Sunday, January 13, 2013

Literacy Backgrounds

Reading and literacy at this point in my life are expected of me. I am very much expected to be able to read textbooks for class, street signs and directions, cookbook instructions, and facebook updates, and tweets. That being said, for as much as I need and use my reading ability, I haven’t spent any particular amount of time considering how or when I learned to read. I do remember that for me, reading has always been a family affair. My parents and extended family read to my sister and me often, probably too often in our opinion at the time, and we were asked to practice our reading out loud at home. Because I am from a family that values reading, Amy Suzanne Johnson’s research on the literary history of the Jones family draws my attention to the reading process, both as I experienced it and as the women of the Jones family did in her article, “The Jones Family’s Culture of Literacy.” Johnson spent time interviewing the Jones family of Pinesville to uncover how reading and the process of learning to read occur in their household.
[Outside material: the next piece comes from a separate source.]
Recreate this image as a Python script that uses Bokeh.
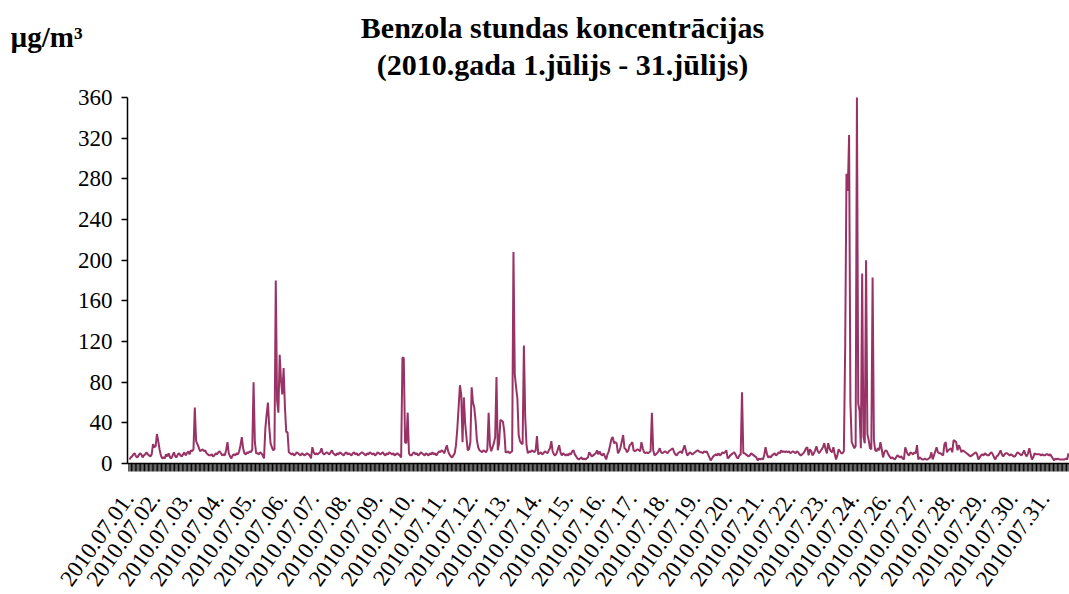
from bokeh.plotting import figure
from bokeh.models import Range1d, FixedTicker, Label
from bokeh.embed import file_html
from bokeh.resources import INLINE

# ---- data: hourly benzene concentration (µg/m3), one list per day ----
day_labels = ["2010.07.01.", "2010.07.02.", "2010.07.03.", "2010.07.04.", "2010.07.05.",
              "2010.07.06.", "2010.07.07.", "2010.07.08.", "2010.07.09.", "2010.07.10.",
              "2010.07.11.", "2010.07.12.", "2010.07.13.", "2010.07.14.", "2010.07.15.",
              "2010.07.16.", "2010.07.17.", "2010.07.18.", "2010.07.19.", "2010.07.20.",
              "2010.07.21.", "2010.07.22.", "2010.07.23.", "2010.07.24.", "2010.07.26.",
              "2010.07.27.", "2010.07.28.", "2010.07.29.", "2010.07.30.", "2010.07.31."]

d01 = [4, 6, 7, 9, 10, 7, 6, 8, 10, 9, 6, 8, 9, 11, 9, 8, 7, 9, 19, 16, 17, 29, 22, 14]
d02 = [8, 5, 6, 5, 9, 7, 10, 6, 5, 8, 11, 7, 6, 9, 10, 8, 7, 9, 11, 8, 10, 12, 9, 13]
d03 = [12, 14, 55, 22, 19, 16, 12, 13, 14, 12, 13, 10, 9, 8, 8, 9, 7, 8, 10, 9, 11, 12, 10, 8]
d04 = [9, 8, 13, 21, 10, 7, 5, 8, 9, 8, 10, 9, 12, 18, 26, 15, 10, 9, 11, 10, 12, 11, 14, 80]
d05 = [21, 10, 10, 9, 11, 10, 8, 5, 34, 48, 60, 36, 20, 16, 13, 14, 180, 62, 50, 107, 82, 68, 94, 56]
d06 = [31, 31, 11, 10, 9, 10, 8, 9, 11, 10, 9, 8, 10, 9, 8, 9, 10, 9, 8, 5, 16, 11, 9, 10]
d07 = [9, 10, 11, 15, 10, 9, 10, 11, 10, 9, 11, 13, 10, 9, 8, 10, 9, 11, 10, 9, 8, 10, 11, 9]
d08 = [10, 9, 8, 10, 11, 9, 10, 8, 9, 10, 11, 10, 9, 8, 10, 9, 11, 10, 9, 10, 8, 9, 11, 10]
d09 = [9, 10, 11, 9, 8, 10, 9, 11, 10, 9, 10, 8, 9, 10, 9, 8, 6, 104, 104, 21, 20, 50, 10, 8]
d10 = [8, 10, 11, 9, 10, 8, 9, 11, 10, 9, 8, 10, 9, 8, 10, 9, 11, 9, 10, 8, 10, 12, 11, 13]
d11 = [12, 10, 14, 18, 12, 9, 7, 6, 8, 10, 18, 34, 55, 77, 68, 21, 65, 40, 26, 13, 14, 21, 75, 60]
d12 = [55, 42, 23, 16, 13, 12, 11, 13, 12, 11, 14, 50, 18, 12, 16, 20, 26, 85, 13, 20, 43, 42, 41, 31]
d13 = [11, 11, 12, 10, 11, 12, 208, 88, 75, 64, 28, 22, 20, 19, 116, 46, 18, 10, 12, 11, 13, 12, 11, 13]
d14 = [27, 9, 10, 11, 9, 10, 12, 11, 10, 13, 15, 22, 12, 9, 8, 10, 14, 18, 11, 8, 10, 9, 8, 9]
d15 = [8, 10, 9, 12, 13, 9, 7, 5, 4, 5, 6, 4, 5, 4, 5, 6, 11, 9, 7, 8, 9, 10, 13, 9]
d16 = [12, 9, 8, 10, 7, 4, 9, 12, 18, 24, 26, 20, 21, 20, 10, 12, 16, 22, 28, 15, 14, 11, 13, 18]
d17 = [19, 21, 13, 12, 13, 14, 13, 12, 21, 15, 11, 10, 11, 10, 11, 12, 50, 13, 8, 9, 10, 12, 15, 11]
d18 = [10, 11, 12, 11, 10, 12, 13, 14, 15, 11, 9, 8, 10, 11, 12, 10, 14, 18, 13, 8, 9, 11, 10, 9]
d19 = [10, 11, 12, 13, 12, 11, 11, 10, 12, 11, 12, 9, 6, 3, 5, 7, 8, 9, 8, 10, 8, 9, 11, 10]
d20 = [11, 13, 5, 6, 8, 9, 10, 11, 9, 6, 5, 8, 9, 70, 10, 10, 9, 8, 7, 8, 10, 9, 8, 7]
d21 = [6, 3, 5, 4, 5, 4, 8, 16, 10, 6, 7, 6, 8, 9, 10, 8, 9, 11, 10, 13, 11, 12, 11, 12]
d22 = [11, 12, 10, 11, 12, 11, 10, 12, 11, 9, 8, 9, 10, 12, 15, 16, 8, 14, 12, 8, 10, 13, 17, 12]
d23 = [10, 12, 14, 16, 20, 14, 10, 20, 15, 12, 11, 16, 9, 4, 8, 14, 12, 10, 10, 12, 114, 285, 268, 323]
d24 = [60, 21, 18, 15, 17, 360, 59, 52, 15, 187, 26, 20, 200, 29, 23, 15, 14, 183, 23, 13, 12, 15, 13, 21]
d26 = [14, 6, 11, 13, 12, 9, 7, 5, 6, 5, 4, 6, 8, 7, 6, 7, 5, 4, 16, 12, 9, 8, 11, 10]
d27 = [9, 11, 10, 18, 4, 6, 5, 4, 4, 5, 4, 4, 5, 6, 11, 4, 8, 12, 16, 11, 10, 10, 9, 8]
d28 = [19, 21, 11, 13, 14, 15, 11, 23, 22, 21, 13, 18, 15, 11, 13, 12, 11, 10, 9, 8, 7, 8, 9, 10]
d29 = [11, 9, 4, 6, 8, 9, 8, 10, 9, 8, 8, 10, 11, 9, 6, 4, 7, 8, 10, 13, 9, 7, 9, 10]
d30 = [10, 9, 8, 9, 8, 7, 7, 9, 11, 10, 9, 8, 10, 13, 9, 7, 10, 15, 9, 4, 6, 10, 9, 9]
d31 = [9, 9, 8, 9, 8, 8, 9, 9, 8, 9, 7, 5, 3, 5, 4, 5, 4, 4, 4, 4, 4, 5, 4, 10]

days = [d01, d02, d03, d04, d05, d06, d07, d08, d09, d10, d11, d12, d13, d14, d15,
        d16, d17, d18, d19, d20, d21, d22, d23, d24, d26, d27, d28, d29, d30, d31]
y_ticks = [0, 40, 80, 120, 160, 200, 240, 280, 320, 360]
y_max = 360

title1 = "Benzola stundas koncentrācijas"
title2 = "(2010.gada 1.jūlijs - 31.jūlijs)"
unit = "µg/m³"

values = [v for d in days for v in d]
hours = list(range(len(values)))
n = len(values)

# ---- layout (page pixels); the frame covers the whole figure ----
W, H = 1069, 594
AXIS_X_PX = 127            # where the value axis sits on the page
FIRST_PT_PX = 129          # first hourly point
LAST_PT_PX = 1068          # last hourly point
ZERO_PY, TOP_PY = 463, 97  # page y of value 0 and of value 360
TICK_LEN_PX = 8            # length of the hourly category ticks

PX_PER_X = (LAST_PT_PX - FIRST_PT_PX) / (n - 1)
PX_PER_Y = (ZERO_PY - TOP_PY) / y_max
X0 = -FIRST_PT_PX / PX_PER_X
X1 = X0 + W / PX_PER_X
Y0 = -(H - ZERO_PY) / PX_PER_Y
Y1 = ZERO_PY / PX_PER_Y
AXIS_X = X0 + AXIS_X_PX / PX_PER_X


def dx(px):
    return X0 + px / PX_PER_X


def dy(py):
    return (ZERO_PY - py) / PX_PER_Y


p = figure(width=W, height=H, output_backend="svg", toolbar_location=None,
           x_range=Range1d(X0, X1), y_range=Range1d(Y0, Y1),
           min_border_left=0, min_border_right=0, min_border_top=0,
           min_border_bottom=0)
p.outline_line_color = None
p.xgrid.visible = False
p.ygrid.visible = False
p.background_fill_color = "white"
p.border_fill_color = "white"

p.line(hours, values, line_color="#993366", line_width=2)

# hourly category tick marks under the axis (one between every two hours)
hour_ticks = [k - 0.5 for k in range(n + 1)]
p.segment(x0=hour_ticks, y0=[0] * len(hour_ticks),
          x1=hour_ticks, y1=[-TICK_LEN_PX / PX_PER_Y] * len(hour_ticks),
          line_color="black", line_width=1, level="overlay")

SERIF = "Liberation Serif"

# y axis, pinned at the left edge of the data area
p.yaxis.fixed_location = AXIS_X
p.yaxis.bounds = (0, y_max)
p.yaxis.ticker = FixedTicker(ticks=y_ticks)
p.yaxis.major_label_text_font = SERIF
p.yaxis.major_label_text_font_size = "23px"
p.yaxis.major_label_text_color = "black"
p.yaxis.major_tick_out = 6
p.yaxis.major_tick_in = 0
p.yaxis.minor_tick_line_color = None
p.yaxis.major_label_standoff = 9
p.yaxis.axis_line_color = "black"
p.yaxis.axis_line_width = 1.5
p.yaxis.major_tick_line_color = "black"
p.yaxis.major_tick_line_width = 1.5

# x axis pinned at value 0: axis line and one label per day
label_step = 24.32
label_pos = [max(-0.5, -4.6 + label_step * i) for i in range(len(day_labels))]
p.xaxis.fixed_location = 0
p.xaxis.bounds = (AXIS_X, X1)
p.xaxis.ticker = FixedTicker(ticks=label_pos)
p.xaxis.major_label_overrides = {t: lab for t, lab in zip(label_pos, day_labels)}
p.xaxis.major_label_orientation = 0.95
p.xaxis.major_label_text_font = SERIF
p.xaxis.major_label_text_font_size = "23px"
p.xaxis.major_label_text_color = "black"
p.xaxis.major_label_standoff = 23
p.xaxis.major_tick_line_color = None
p.xaxis.major_tick_out = 8
p.xaxis.major_tick_in = 0
p.xaxis.minor_tick_line_color = None
p.xaxis.axis_line_color = "black"
p.xaxis.axis_line_width = 1.5

# ---- titles and unit ----
p.add_layout(Label(x=dx(562), y=dy(27), text=title1, text_font=SERIF,
                   text_font_style="bold", text_font_size="30px",
                   text_align="center", text_baseline="alphabetic", text_color="black"))
p.add_layout(Label(x=dx(562), y=dy(64), text=title2, text_font=SERIF,
                   text_font_style="bold", text_font_size="30px",
                   text_align="center", text_baseline="alphabetic", text_color="black"))
p.add_layout(Label(x=dx(10), y=dy(36), text=unit, text_font=SERIF,
                   text_font_style="bold", text_font_size="29px",
                   text_align="left", text_baseline="alphabetic", text_color="black"))

open("out.html", "w").write(file_html(p, INLINE))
In her research, she discovered that the Jones view literacy very highly, with one kindergarten teacher in the family and extended family who all take considerable time to read to the younger generations. While Pinesville may be a small southern rural town where African Americans have historically been discouraged from literacy, reading is emphasized as a necessary right and gift for this family. From writing letters to each other to reading the newspaper and from reading the Bible at church to reading story books at home, these women, Harriet, Sally, and Lola demonstrate to young KiKi that reading is a large part of their life, which influences KiKi’s attitude towards reading.

While the Jones family was creating an encouraging learning environment for KiKi to learn to read, not all families place importance on reading or display positive reading habits in their own lives for their children to observe and follow. I have never really considered the dramatic impact that a home environment can have on a child’s ability to read at such a young age. More eloquently, “The Social and cultural backgrounds of students have a huge and undeniable effect on their learning” (Graves et al. 2011, p.11). What kind of differences could arise from a difference in background? A positive reading background may mean parents or babysitters who read to the children from a young age, parents from higher socioeconomic statuses or with higher level jobs where children hear a more diverse vocabulary, or children who are encouraged to have and use their own library cards. A negative reading background could look more like a home where parents come home from long hours exhausted and turn on the television rather than read books, parents with limited vocabularies or who don’t speak English at home, or children who do not visit their public libraries. These differences could even be more subtle and certainly more varied, but either background is likely to have an effect on how the child learns and views reading.

The complication comes with how to teach students from all upbringings. Teaching two students with completely different childhoods regarding reading cannot yield the same results. These preexisting differences that children may not even know are present require teachers to take the time to learn about the literacy history of the families, even on a basic level, to better teach the children in their classes. My fear is that they aren’t. While it has been a while since I was undergoing the process of learning to read, I do not remember much differentiation based on preexisting differences. How can children living in New Mexico read and comprehend a story on a standardized test about building a snowman the same way a child from North Dakota? How can a child whose family only speaks Spanish at home be expected to know as many vocabulary or spelling words as a child from an English speaking family? How can a love a reading be instilled in a child who goes home to a family that never reads compared to KiKi from the Jones family, who reads every night? They’re tricky questions, but questions that need to be addressed regardless. Everyone deserves to learn to read, but not everyone is going to learn the same way or in the same timeframe, and that is the important thing to remember. Hopefully, as this semester continues, we will learn about how we can accommodate for these differences in our future students.


Graves, M. F., et al. (2007). Teaching Reading in the 21st Century (5th Edition). Boston: Allyn and Bacon.

Johnson, A. S. (2010). The Jones Family's Culture of Literacy. The Reading Teacher, 33-44.